In testimony before the Senate Armed Services Committee in March 1989, Schwarzkopf maintained that the Soviet Union was a threat to the region, but when giving an overview of the region’s countries, he noted that Iraq posed a threat to its weaker neighbors. He recommended that the U.S. "seek to assert a moderating influence in Iraq." With regional turmoil growing, Schwarzkopf became concerned about the threat posed by Saddam Hussein, focusing the attention of his command to prepare to respond to what he thought was a "more realistic scenario." That year, his command began planning to counter an Iraqi invasion of Kuwait, seeing it as a likely conflict that would threaten the interests of the United States. In early 1990 he testified again before the Senate Armed Services Committee in threat-assessment hearings that the Cold War was ending and it was less likely the Soviet Union would exert military force in the region. Though he declined to identify Iraq specifically as a threat, he noted a regional conflict was the most likely event to destabilize the region, and noted Iraq's ceasefire with Iran meant it was continuing to enlarge and modernize its military. In early 1990, he drafted a war plan, Operations Plan 1002-90, titled "Defense of the Arabian Peninsula," which envisioned an Iraqi invasion of Saudi Arabia through Kuwait.

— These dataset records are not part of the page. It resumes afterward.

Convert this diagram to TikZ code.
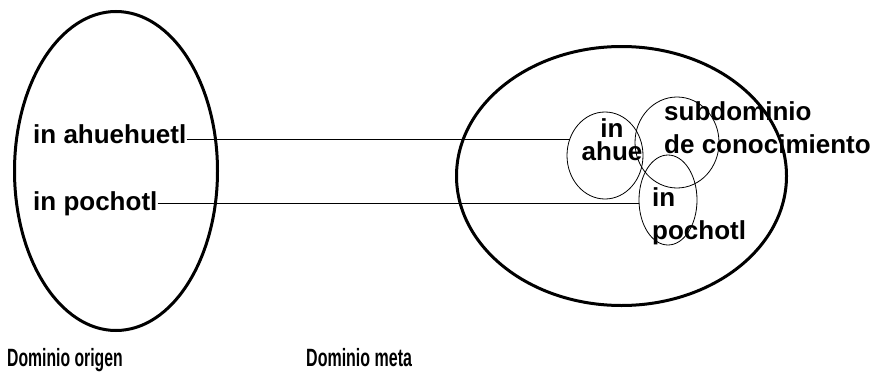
\documentclass[tikz,border=0pt]{standalone}
\usepackage{fontspec}
\usepackage{graphicx}
\setmainfont{Liberation Sans}
\usetikzlibrary{shapes.geometric}

\begin{document}
\begin{tikzpicture}[
  x=1pt, y=-1pt,
  dombox/.style={draw, ellipse, line width=3pt, inner sep=0pt},
  subbox/.style={draw, ellipse, line width=0.8pt, inner sep=0pt},
  lbl/.style={inner sep=0pt, font=\fontsize{26}{23}\selectfont\bfseries},
  lbltwo/.style={lbl, font=\fontsize{26}{33}\selectfont\bfseries},
  capbox/.style={inner sep=0pt, anchor=base west, font=\fontsize{25}{25}\selectfont\bfseries}
]
\useasboundingbox (0,0) rectangle (878,372);

\node[dombox, minimum width=203pt, minimum height=319pt] (origen) at (116,171) {};
\node[dombox, minimum width=330pt, minimum height=259pt] (meta) at (621.5,176) {};

\node[subbox, minimum width=76pt, minimum height=87pt] (ahue) at (605,155.5) {};
\node[subbox, minimum width=84pt, minimum height=91pt] (subdom) at (677,142.5) {};
\node[subbox, minimum width=58pt, minimum height=90pt] (pocht) at (668,200) {};

\node[lbl, anchor=base west] (ahuehuetl) at (33,143) {in ahuehuetl};
\node[lbl, anchor=base west] (pochotl) at (33,210) {in pochotl};

\node[lbl, align=center, anchor=base] (ahuetxt) at (612,160) {in\\ahue};
\node[lbltwo, align=left, anchor=base west] (subtxt) at (664,153) {subdominio\\de conocimiento};
\node[lbltwo, align=left, anchor=base west] (pochtxt) at (652,239) {in\\pochotl};

\node[capbox] (capo) at (7,366) {\scalebox{0.63}[1]{Dominio origen}};
\node[capbox] (capm) at (306,366) {\scalebox{0.64}[1]{Dominio meta}};

\coordinate (pA) at ([yshift=4pt]ahuehuetl.base east);
\coordinate (pB) at ([yshift=7pt]pochotl.base east);
\draw[line width=1pt] (pA) -- (pA -| ahue.154);
\draw[line width=1pt] (pB) -- (pB -| pocht.west);
\end{tikzpicture}
\end{document}
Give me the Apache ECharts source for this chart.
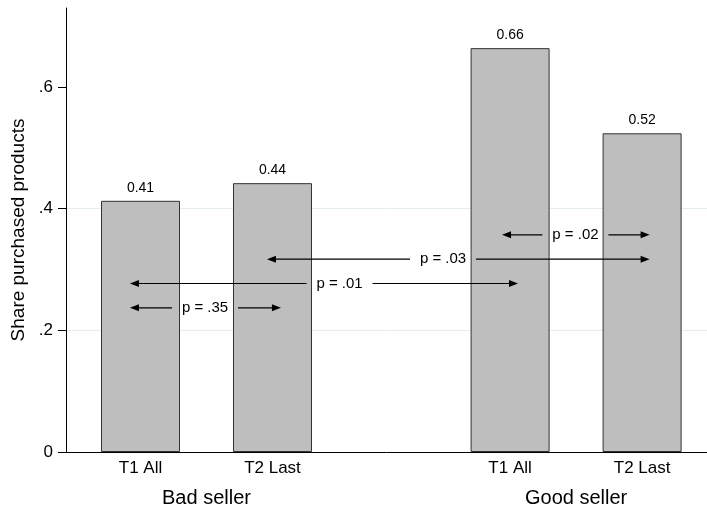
<!DOCTYPE html>
<html><head><meta charset="utf-8">
<script src="https://cdn.jsdelivr.net/npm/echarts@6/dist/echarts.min.js"></script>
<style>html,body{margin:0;padding:0;background:#fff}#c{width:707px;height:508px}</style>
</head><body><div id="c"></div>
<script>
const categories = ['T1 All', 'T2 Last', 'T1 All', 'T2 Last'];
const positions = [1, 2, 3.8, 4.8];
const values = [0.413, 0.442, 0.664, 0.524];
const groups = ['Bad seller', 'Good seller'];
const groupPositions = [1.5, 4.3];
const yTicks = [0, 0.2, 0.4, 0.6];
const yTickLabels = ['0', '.2', '.4', '.6'];
const pLabels = ['p = .35', 'p = .01', 'p = .03', 'p = .02'];
const pY = [0.237, 0.277, 0.317, 0.357];
const pLeftTip = [0.920, 0.920, 1.958, 3.739];
const pCenter = [1.489, 2.508, 3.292, 4.295];
const pRightTip = [2.064, 3.860, 4.857, 4.857];

const FONT = 'Liberation Sans';
function near(arr, v) {
  let best = 0, d = Infinity;
  arr.forEach((a, i) => { if (Math.abs(a - v) < d) { d = Math.abs(a - v); best = i; } });
  return best;
}
const chart = echarts.init(document.getElementById('c'), null, {renderer: 'canvas'});
const X_MIN = 0.4356, X_MAX = 5.2917;
chart.setOption({
  animation: false,
  textStyle: {fontFamily: FONT, color: '#000'},
  grid: {left: 66, right: 0, top: 8, bottom: 56, containLabel: false, outerBoundsMode: 'none'},
  xAxis: [{
    type: 'value', min: X_MIN, max: X_MAX, position: 'bottom',
    axisLine: {show: true, lineStyle: {color: '#000', width: 1}},
    axisTick: {show: false},
    splitLine: {show: false},
    axisLabel: {customValues: positions, margin: 8, fontSize: 17, color: '#000', fontFamily: FONT,
      formatter: v => categories[near(positions, v)]}
  }, {
    type: 'value', min: X_MIN, max: X_MAX, position: 'bottom',
    axisLine: {show: false}, axisTick: {show: false}, splitLine: {show: false},
    axisLabel: {customValues: groupPositions, margin: 36, fontSize: 20, color: '#000', fontFamily: FONT,
      formatter: v => groups[near(groupPositions, v)]}
  }],
  yAxis: {
    type: 'value', min: 0, max: 0.73, interval: 0.2,
    name: 'Share purchased products', nameLocation: 'middle', nameGap: 33,
    nameTextStyle: {fontSize: 19, color: '#000', fontFamily: FONT},
    axisLine: {show: true, lineStyle: {color: '#000', width: 1}},
    axisTick: {show: true, length: 8, customValues: yTicks, lineStyle: {color: '#000'}},
    axisLabel: {customValues: yTicks, margin: 13, fontSize: 17, color: '#000', fontFamily: FONT,
      formatter: v => yTickLabels[near(yTicks, v)]},
    splitLine: {show: true, showMinLine: false, showMaxLine: false, lineStyle: {color: '#e4eef0', width: 1}}
  },
  series: [{
    type: 'bar', xAxisIndex: 0, barWidth: 79, z: 2,
    data: positions.map((p, i) => [p, values[i]]),
    itemStyle: {color: '#bebebe', borderColor: '#333', borderWidth: 1},
    label: {show: true, position: 'top', distance: 6, fontSize: 14, color: '#000', fontFamily: FONT,
      formatter: p => p.value[1].toFixed(2)}
  }, {
    type: 'custom', xAxisIndex: 0, z: 5,
    data: pLabels.map((t, i) => [pLeftTip[i], pCenter[i], pRightTip[i], pY[i]]),
    encode: {x: [0, 1, 2], y: 3},
    renderItem: (params, api) => {
      const i = params.dataIndex;
      const y = api.coord([0, api.value(3)])[1];
      const l = api.coord([api.value(0), 0])[0];
      const c = api.coord([api.value(1), 0])[0];
      const r = api.coord([api.value(2), 0])[0];
      const gap = 33, ah = 9, aw = 3.5;
      const ls = {stroke: '#000', lineWidth: 1.2};
      return {type: 'group', children: [
        {type: 'line', shape: {x1: c - gap, y1: y, x2: l + ah - 1, y2: y}, style: ls},
        {type: 'polygon', shape: {points: [[l, y], [l + ah, y - aw], [l + ah, y + aw]]}, style: {fill: '#000'}},
        {type: 'line', shape: {x1: c + gap, y1: y, x2: r - ah + 1, y2: y}, style: ls},
        {type: 'polygon', shape: {points: [[r, y], [r - ah, y - aw], [r - ah, y + aw]]}, style: {fill: '#000'}},
        {type: 'text', x: c, y: y, style: {text: pLabels[i], fontSize: 15, fontFamily: FONT, fill: '#000',
          align: 'center', verticalAlign: 'middle'}}
      ]};
    }
  }]
});
</script></body></html>
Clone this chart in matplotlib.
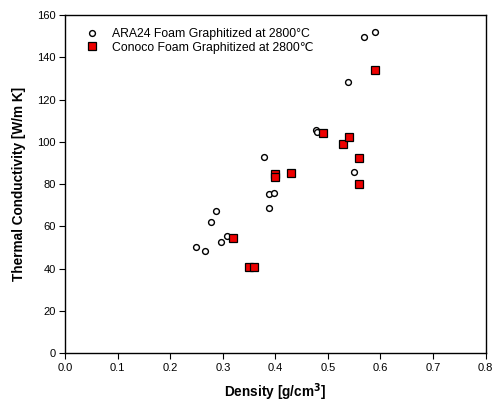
import matplotlib
matplotlib.use('Agg')
import matplotlib.pyplot as plt

plt.rcParams['font.family'] = ['Liberation Sans', 'DejaVu Sans']

# ARA24 foam graphitized at 2800 C
ara_density = [0.249, 0.266, 0.277, 0.287, 0.297, 0.307, 0.378, 0.388, 0.388, 0.398,
               0.477, 0.479, 0.538, 0.549, 0.569, 0.589]
ara_k = [50.3, 48.4, 62.1, 67.1, 52.8, 55.3, 92.8, 68.6, 75.2, 75.8,
         105.4, 104.6, 128.5, 85.7, 149.5, 151.8]

# Conoco foam graphitized at 2800 C
con_density = [0.320, 0.350, 0.360, 0.400, 0.400, 0.430, 0.490, 0.529, 0.540, 0.560, 0.560, 0.590]
con_k = [54.7, 40.7, 40.7, 84.9, 83.4, 85.1, 104.1, 99.0, 102.1, 92.2, 80.1, 134.2]

fig = plt.figure(figsize=(4.98, 4.04), dpi=100)
ax = fig.add_axes([0.131, 0.1255, 0.844, 0.8375])

ax.plot(ara_density, ara_k, 'o', ms=4.2, mfc='white', mec='black', mew=1.0,
        label='ARA24 Foam Graphitized at 2800°C')
ax.plot(con_density, con_k, 's', ms=5.2, mfc='#ee0000', mec='black', mew=0.9,
        label='Conoco Foam Graphitized at 2800\u2103')

ax.set_xlim(0, 0.8)
ax.set_ylim(0, 160)
ax.set_xticks([0.0, 0.1, 0.2, 0.3, 0.4, 0.5, 0.6, 0.7, 0.8])
ax.set_yticks(range(0, 161, 20))
ax.tick_params(direction='out', length=4, width=0.8, labelsize=8, pad=3)
for s in ax.spines.values():
    s.set_linewidth(1.0)

ax.set_xlabel('Density [g/cm$^\\mathbf{3}$]', fontsize=9.8, fontweight='bold', labelpad=6)
ax.set_ylabel('Thermal Conductivity [W/m K]', fontsize=9.8, fontweight='bold', labelpad=8)

ax.legend(loc='upper left', frameon=False, fontsize=8.8, handletextpad=0.64,
          borderaxespad=0, borderpad=0, labelspacing=0.1,
          bbox_to_anchor=(0.0345, 0.96))

fig.savefig('out.png', dpi=100)
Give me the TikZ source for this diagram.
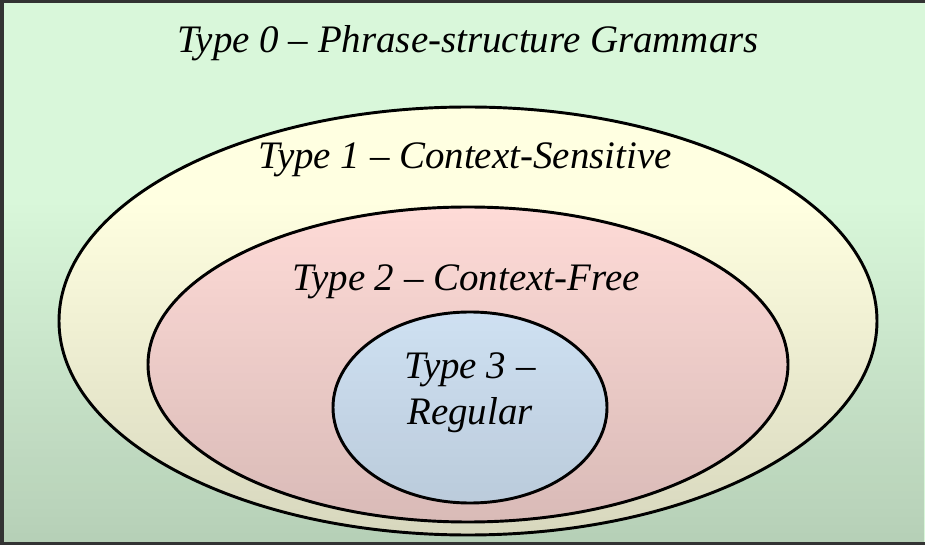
\documentclass[tikz,border=0pt]{standalone}
\usepackage{fontspec}
\setmainfont{Liberation Serif}
\usetikzlibrary{positioning,fadings}
\usepackage{xcolor}

\definecolor{typezero}{RGB}{217,247,218}
\definecolor{typeone}{RGB}{255,255,225}
\definecolor{typetwo}{RGB}{255,220,216}
\definecolor{typethree}{RGB}{218,237,255}

\tikzset{
  grammar/.style={draw=black, line width=2.2},
  label/.style={font=\itshape\fontsize{29.2}{35}\selectfont, align=center, inner sep=0pt}
}

\begin{document}
\begin{tikzpicture}[x=0.75pt,y=0.75pt,yscale=-1,xscale=1]
	\useasboundingbox (0,0) rectangle (925,545);
	
	%Shape: Rectangle [background]
	\fill [typezero] (0,0) rectangle (925,545);
	
	%Shape: Ellipse [type 1]
	\draw [grammar, fill=typeone] (468,321) ellipse (409 and 214);
	%Shape: Ellipse [type 2]
	\draw [grammar, fill=typetwo] (468,364.5) ellipse (320 and 157.5);
	%Shape: Ellipse [type 3]
	\draw [grammar, fill=typethree] (470,407.5) ellipse (137 and 95.5);
	
	%Shape: Rectangle [shadow]
	\fill [black, opacity=0.16, path fading=north] (0,200) rectangle (925,545);
	
	%Straight Lines [frame]
	\draw [line width=2.5, black!80] (925,1) -- (2,1) -- (2,544) -- (925,544) ;
	
	% Text Node
	\node [label] (t0) at (468,43) {Type 0 – Phrase-structure Grammars};
	% Text Node
	\node [label] (t1) at (465,160) {Type 1 – Context-Sensitive};
	% Text Node
	\node [label] (t2) at (466,282) {Type 2 – Context-Free};
	% Text Node
	\node [label] (t3) at (470,370) {Type 3 –};
	% Text Node
	\node [label] (t3b) at (470,415) {Regular};
	
\end{tikzpicture}
\end{document}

During CENTCOM military exercises in July 1990, Schwarzkopf wrote up a scenario that tested how the command would respond to a regional dictator invading a neighboring country and threatening oil fields there, a scenario that closely mirrored the rising tension between Iraq and Kuwait. One week after the end of these exercises, Iraq invaded Kuwait on August 2, 1990.
Initially believing the Iraqi Army would only advance to the Ramallah oil field, Schwarzkopf was surprised when the Iraqis captured Kuwait City. Fearing Iraq would next invade Saudi Arabia, Schwarzkopf ordered contingency plans put in motion, with the 82nd Airborne Division, 101st Airborne Division and 24th Infantry Division put on alert. He was then called to an emergency meeting with President George H. W. Bush (also a combat veteran), where his Internal Look '90 strategic plans were made the basis of a potential counteroffensive plan. By August 5, Bush opted for an aggressive response to the invasion. Schwarzkopf then accompanied Secretary of Defense Dick Cheney to meet with Saudi King Fahd to convince him to allow U.S. troops into Saudi Arabia to counter the Iraqi military. With Fahd's consent, Bush ordered troops into Saudi Arabia on August 7, initially tasked to defend Saudi Arabia should Iraq attack. U.S. commanders from the beginning wanted a quick conflict characterized by decisive, overwhelming force, as opposed to the gradual escalation of U.S. involvement as had been seen in Vietnam. Schwarzkopf in particular was very adamant that many of the policies governing military operations in Vietnam, especially slow escalation of air power and troop force, not reoccur. His plan for direct and overwhelming force was initially criticized in Washington as uncreative. By August 13, the news media began to closely cover Schwarzkopf, who had been named to lead the operation.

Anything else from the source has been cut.